Markets, News, Views, Commentaries…..
April was a good month for equity markets around the world, with latest data showing signs of improving growth and ongoing low inflation.
Financial markets continue to expect central banks, especially the US Federal Reserve and the Reserve Bank of Australia, to cut interest rates in coming months. We know now that on the first Tuesday in May the RBA resisted the urge to cut rates, holding the 1.5% official cash rate. More on this later in the Newsletter.
After the very strong performance of equity markets in the first quarter of the year, investors have been grappling with the question of whether the rally can continue or has gone too far, for the time being at least. As a result, the April corporate earnings reports in the US were the focus of much attention. The markets had downgraded their expectations for earnings growth after the sharp slowdown in growth in recent months. However, as things turned out, earnings were better than the market had expected and the S&P500 price index closed April at a new record high.

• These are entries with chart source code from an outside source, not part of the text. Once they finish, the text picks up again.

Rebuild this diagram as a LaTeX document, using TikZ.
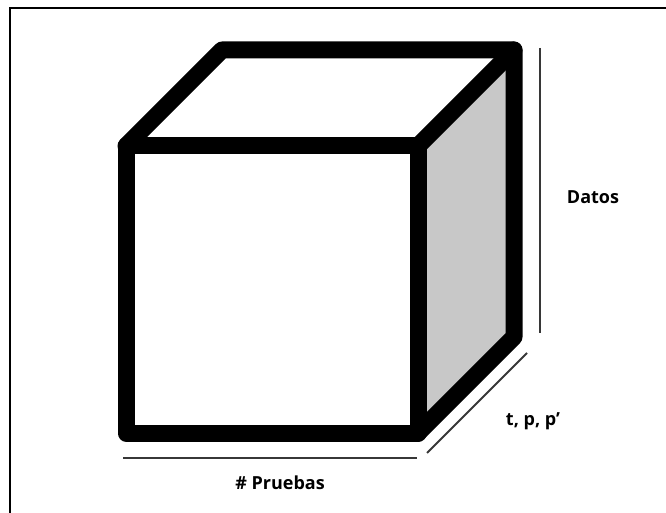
\documentclass[tikz,border=0pt]{standalone}
\usepackage{fontspec}
\setmainfont{Open Sans}
\usetikzlibrary{positioning}
\definecolor{sidegray}{RGB}{200,200,200}
\definecolor{rulegray}{RGB}{55,55,55}

\begin{document}
\begin{tikzpicture}[x=1pt,y=-1pt,
  edge/.style={line width=17pt, line join=round, line cap=round},
  dimline/.style={draw=rulegray, line width=2pt},
  lbl/.style={font=\fontsize{18}{21}\selectfont\bfseries, inner sep=1pt}]
\useasboundingbox (0,0) rectangle (666,513);
% frame
\draw[line width=2.5pt] (10,513) -- (10,8) -- (666,8);
% cube corners
\coordinate (ftl) at (126,146);
\coordinate (ftr) at (418,146);
\coordinate (fbl) at (126,433);
\coordinate (fbr) at (418,433);
\coordinate (btl) at (222,50);
\coordinate (btr) at (514,50);
\coordinate (bbr) at (514,337);
% faces
\fill[sidegray] (ftr) -- (btr) -- (bbr) -- (fbr) -- cycle;
\draw[edge] (ftl) -- (ftr) -- (fbr) -- (fbl) -- cycle;
\draw[edge] (ftl) -- (btl) -- (btr) -- (bbr) -- (fbr);
\draw[edge] (ftr) -- (btr);
% dimension lines
\coordinate (w1) at (123,458);
\coordinate (w2) at (417,458);
\coordinate (d1) at (427,453);
\coordinate (d2) at (527,353);
\coordinate (h1) at (540,48);
\coordinate (h2) at (540,333);
\draw[dimline] (w1) -- (w2);
\draw[dimline] (d1) -- (d2);
\draw[dimline] (h1) -- (h2);
% labels
\node[lbl] (pruebas) at (280,483) {\# Pruebas};
\node[lbl] (tpp) at (533,421) {t, p, p’};
\node[lbl] (datos) at (593,197) {Datos};
\end{tikzpicture}
\end{document}
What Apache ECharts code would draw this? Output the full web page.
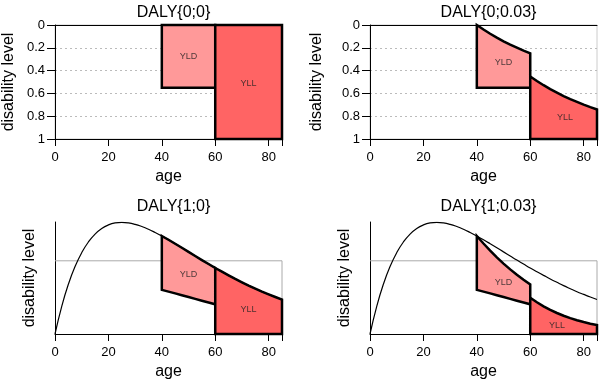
<!DOCTYPE html>
<html>
<head>
<meta charset="utf-8">
<script src="https://cdn.jsdelivr.net/npm/echarts@6/dist/echarts.min.js"></script>
<style>
  html, body { margin: 0; padding: 0; background: #fff; }
  #chart { width: 600px; height: 380px; }
</style>
</head>
<body>
<div id="chart"></div>
<script>
// panel titles
const titles = ["DALY{0;0}", "DALY{0;0.03}", "DALY{1;0}", "DALY{1;0.03}"];

// age weighting curve (bottom panels)
const curveAge = [0, 2.5, 5, 7.5, 10, 12.5, 15, 17.5, 20, 22.5, 25, 27.5, 30, 32.5, 35, 37.5, 40,
  42.5, 45, 47.5, 50, 52.5, 55, 57.5, 60, 62.5, 65, 67.5, 70, 72.5, 75, 77.5, 80, 82.5, 85];
const curveWeight = [0, 0.375, 0.679, 0.921, 1.111, 1.257, 1.365, 1.441, 1.49, 1.517, 1.525, 1.518,
  1.498, 1.468, 1.431, 1.387, 1.339, 1.287, 1.233, 1.178, 1.122, 1.066, 1.01, 0.956, 0.902,
  0.851, 0.801, 0.752, 0.706, 0.661, 0.619, 0.578, 0.541, 0.505, 0.471];

// ages along YLD (onset 40 -> death 60) and YLL (60 -> 85)
const yldAge = [40, 42.5, 45, 47.5, 50, 52.5, 55, 57.5, 60];
const yllAge = [60, 62.5, 65, 67.5, 70, 72.5, 75, 77.5, 80, 82.5, 85];

// DALY{0;0}: disability level 0.55, death at 60
const yld00 = [[40, 0], [60, 0], [60, 0.55], [40, 0.55]];
const yll00 = [[60, 0], [85, 0], [85, 1], [60, 1]];

// DALY{0;0.03}: discounted edges
const yld03Top = [0, 0.04, 0.077, 0.111, 0.143, 0.172, 0.199, 0.225, 0.248];
const yld03Base = 0.55;
const yll03Top = [0.451, 0.491, 0.528, 0.562, 0.593, 0.623, 0.65, 0.675, 0.699, 0.721, 0.741];

// DALY{1;0}: age weighted
const yld10Top = [1.339, 1.287, 1.233, 1.178, 1.122, 1.066, 1.01, 0.956, 0.902];
const yldLow = [0.603, 0.579, 0.555, 0.53, 0.505, 0.48, 0.455, 0.43, 0.406];
const yll10Top = [0.902, 0.851, 0.801, 0.752, 0.706, 0.661, 0.619, 0.578, 0.541, 0.505, 0.471];

// DALY{1;0.03}: age weighted and discounted
const yld13Top = [1.339, 1.236, 1.139, 1.047, 0.962, 0.883, 0.809, 0.741, 0.678];
const yll13Top = [0.495, 0.433, 0.378, 0.33, 0.287, 0.249, 0.217, 0.188, 0.163, 0.141, 0.122];

// gray box marking full health in the bottom panels
const boxLine = [[0, 1], [85, 1], [85, 0]];

const xTicks = [0, 20, 40, 60, 80];
const yTicks = [0, 0.2, 0.4, 0.6, 0.8, 1];

const YLD_COLOR = "#ff9999";
const YLL_COLOR = "#ff6464";
const FONT = "Liberation Sans";

const zip = (xs, ys) => xs.map((x, i) => [x, ys[i]]);

const chart = echarts.init(document.getElementById("chart"));

const grids = [
  { left: 55, top: 25, width: 227, height: 114 },
  { left: 370, top: 25, width: 227, height: 114 },
  { left: 55, top: 222, width: 227, height: 112 },
  { left: 370, top: 222, width: 227, height: 112 }
];
const yNameGap = [38, 45, 17, 17];

function polygon(idx, pts, fill) {
  return {
    type: "custom",
    xAxisIndex: idx,
    yAxisIndex: idx,
    silent: true,
    z: 3,
    data: [pts[0]],
    renderItem: function (params, api) {
      return {
        type: "polygon",
        shape: { points: pts.map(p => api.coord(p)) },
        style: { fill: fill, stroke: "#000", lineWidth: 2.5, lineJoin: "miter" }
      };
    }
  };
}

function label(idx, x, y, text) {
  return {
    type: "scatter",
    xAxisIndex: idx,
    yAxisIndex: idx,
    symbolSize: 0,
    silent: true,
    z: 6,
    data: [[x, y]],
    label: {
      show: true, position: "inside", formatter: text,
      fontFamily: FONT, fontSize: 9, color: "#222"
    }
  };
}

const xAxes = grids.map((g, i) => ({
  gridIndex: i,
  type: "value",
  min: 0, max: 85, interval: 20,
  name: "age",
  nameLocation: "middle",
  nameGap: 30,
  nameTextStyle: { fontFamily: FONT, fontSize: 16, color: "#000" },
  axisLine: { show: true, onZero: false, lineStyle: { color: "#000", width: 1 } },
  axisTick: { show: true, length: 7, lineStyle: { color: "#000" } },
  axisLabel: {
    fontFamily: FONT, fontSize: 13, color: "#000", margin: 12,
    formatter: v => (xTicks.indexOf(v) >= 0 ? String(v) : "")
  },
  splitLine: { show: false }
}));
// black top edge of the upper panels
[0, 1].forEach(i => xAxes.push({
  gridIndex: i, type: "value", position: "top", min: 0, max: 85,
  axisLine: { show: true, lineStyle: { color: "#000", width: 1 } },
  axisTick: { show: false }, axisLabel: { show: false }, splitLine: { show: false }
}));

const yAxes = grids.map((g, i) => {
  const top = i < 2;
  return {
    gridIndex: i,
    type: "value",
    inverse: top,
    min: 0,
    max: top ? 1 : 1.53,
    interval: top ? 0.2 : null,
    name: "disability level",
    nameLocation: "middle",
    nameGap: yNameGap[i],
    nameTextStyle: { fontFamily: FONT, fontSize: 16, color: "#000" },
    axisLine: { show: true, lineStyle: { color: "#000", width: 1 } },
    axisTick: { show: top, length: 8, lineStyle: { color: "#000" } },
    axisLabel: {
      show: top, fontFamily: FONT, fontSize: 13, color: "#000", margin: 10,
      formatter: v => (yTicks.indexOf(v) >= 0 ? String(v) : "")
    },
    splitLine: {
      show: top,
      lineStyle: { color: "#bbb", type: [2, 3], width: 1 }
    }
  };
});

const series = [];
// panel 1
series.push(polygon(0, yld00, YLD_COLOR));
series.push(polygon(0, yll00, YLL_COLOR));
series.push(label(0, 50, 0.28, "YLD"));
series.push(label(0, 72.5, 0.51, "YLL"));

// panel 2
series.push(polygon(1, zip(yldAge, yld03Top).concat([[60, yld03Base], [40, yld03Base]]), YLD_COLOR));
series.push(polygon(1, zip(yllAge, yll03Top).concat([[85, 1], [60, 1]]), YLL_COLOR));
series.push(label(1, 50, 0.33, "YLD"));
series.push(label(1, 73, 0.81, "YLL"));

// panels 3 and 4
[2, 3].forEach(i => {
  series.push({
    type: "line", xAxisIndex: i, yAxisIndex: i, data: boxLine,
    showSymbol: false, silent: true, z: 1,
    lineStyle: { color: "#aaa", width: 1 }
  });
  series.push({
    type: "line", xAxisIndex: i, yAxisIndex: i, data: zip(curveAge, curveWeight),
    smooth: true, showSymbol: false, silent: true, z: 4,
    lineStyle: { color: "#000", width: 1.2 }
  });
});
series.push(polygon(2, zip(yldAge, yld10Top).concat(zip(yldAge, yldLow).reverse()), YLD_COLOR));
series.push(polygon(2, zip(yllAge, yll10Top).concat([[85, 0], [60, 0]]), YLL_COLOR));
series.push(label(2, 50, 0.81, "YLD"));
series.push(label(2, 72.5, 0.33, "YLL"));

series.push(polygon(3, zip(yldAge, yld13Top).concat(zip(yldAge, yldLow).reverse()), YLD_COLOR));
series.push(polygon(3, zip(yllAge, yll13Top).concat([[85, 0], [60, 0]]), YLL_COLOR));
series.push(label(3, 50, 0.7, "YLD"));
series.push(label(3, 70, 0.12, "YLL"));

chart.setOption({
  animation: false,
  backgroundColor: "#fff",
  title: titles.map((t, i) => ({
    text: t,
    left: grids[i].left + grids[i].width / 2,
    top: i < 2 ? 0 : 194,
    textAlign: "center",
    textStyle: { fontFamily: FONT, fontSize: 16, fontWeight: "normal", color: "#000" }
  })),
  grid: grids.map((g, i) => Object.assign({
    show: i < 2, borderColor: "#ccc", borderWidth: 1, backgroundColor: "transparent",
    containLabel: false, outerBoundsMode: "none"
  }, g)),
  xAxis: xAxes,
  yAxis: yAxes,
  series: series
});

window.addEventListener("resize", function () { chart.resize(); });
</script>
</body>
</html>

Other economic data from the US also gave a more positive tone to the growth story. For example:
- GDP growth in the first quarter turned out to be stronger than had been expected
- The latest data on retail sales and construction spending also showed signs of improvement
- And importantly, the US labour market remains very strong. Nearly 200,000 jobs were added in March and the unemployment rate at 3.8% was the lowest in nearly 50 years. Leading indicators of unemployment, particularly unemployment benefit claims, fell to their lowest levels in more than 50 years and suggest that further declines in the unemployment rate are possible in coming months.
The Australian labour market also performed well in March, with 48,300 new full-time jobs offsetting a decline of 22,600 part-time jobs. The participation rate rose slightly as more people were encouraged to enter the workforce, and the unemployment rate remained at 5%. Over the past year, 305,000 jobs have been created in Australia, of which 290,000 were full-time. Notwithstanding this, wages growth remains modest by historic standards. Inflation also remains low. The March quarter CPI figures showed headline inflation of 1.3% in the year to the Q1 and underlying inflation of 1.6% over the same period. Both figures were below the bottom of the Reserve Bank’s 2% – 3% target range.
Elsewhere in the world, both China and Europe saw some better news on manufacturing activity. First-quarter GDP growth in China was 6.4%, which was a bit better than expected, as were the latest figures on both retail sales and industrial production. However, the Chinese authorities have indicated they do not intend to be as aggressive with fiscal and monetary stimulus compared with their efforts in the past. The trade dispute between the US and China continues – it appeared to be going along in a controlled fashion by April’s end, but flared up in the early days of May when President Trump renewed hostilities via a threat to double tariffs within days. Comments from Trump that the US may now turn its attention to imposing tariffs on Europe is a new source of potential concern for market volatility.